Japanese doesn't have a mass of foreign restaurants, but a surprisingly common one was English pubs. Restaurant-bars named "Ale House" were everywhere, most likely a chain, and my favourite one, named "Morris' Lamb Chop". Again, like with the maid cafe in Ikebukuro, there's a sense of deep love for the English. "Morris' Lamb Chop" isn't the name, nor remotely similar to the name, of any public house I've ever seen; but there's an uncanniness to the name, which makes it feel as if it's the name someone would give who's read a lot about pubs but never visited one.

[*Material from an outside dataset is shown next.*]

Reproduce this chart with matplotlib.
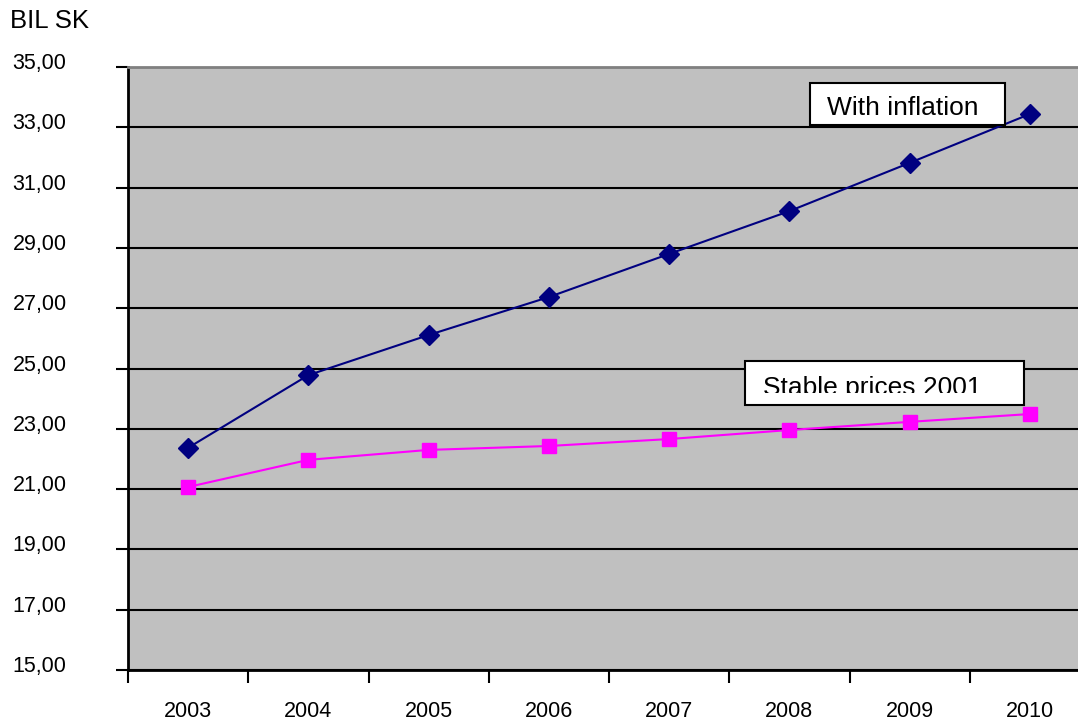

Japan is the only place I've ever been, other than of course England, but even then it depends where you are, that truly loves England. Love is complex. As Chesterton argues in his essay Flag of the World, love is a kind of patriotism for something, and that patriotism can't be a love for any specific quality, but rather for that thing in of itself. Chesterton sums up the thought in the following aphorism, "Men did not love Rome because she was great; Rome was great because men loved her." For if you love Britain for her colonies and power, or your wife for her current good looks, you'll in time fall out of love. No longer does Britain have colonies nor the same power, and one day your wife will be wrinkled and grey. Love like patriotism must be for no particular reason other its simple being. As I eluded to before, the Chinese today build mansions in the Victorian style which would put the Victorians to shame; but, these palaces are used to symbolise and magnify the power of these CCP officials. They don't love England at all, for they love her merely for the power the Victorians once projected. Whilst I'm not too familiar with the history, perhaps the same could be argued in the Meiji era, when Japan was incorporating into their culture all things Western, including the British curry, the British sailor uniform, and the British suit (the Japanese for suit is sabiro, derived from London's Saville Row). And maybe in that era, Japan latched on to Englishness for their power and grandeur. But even if that was once the case, walking around Japan it doesn't seem like that anymore. Japan truly loves England, for they are the last lovers of Albion.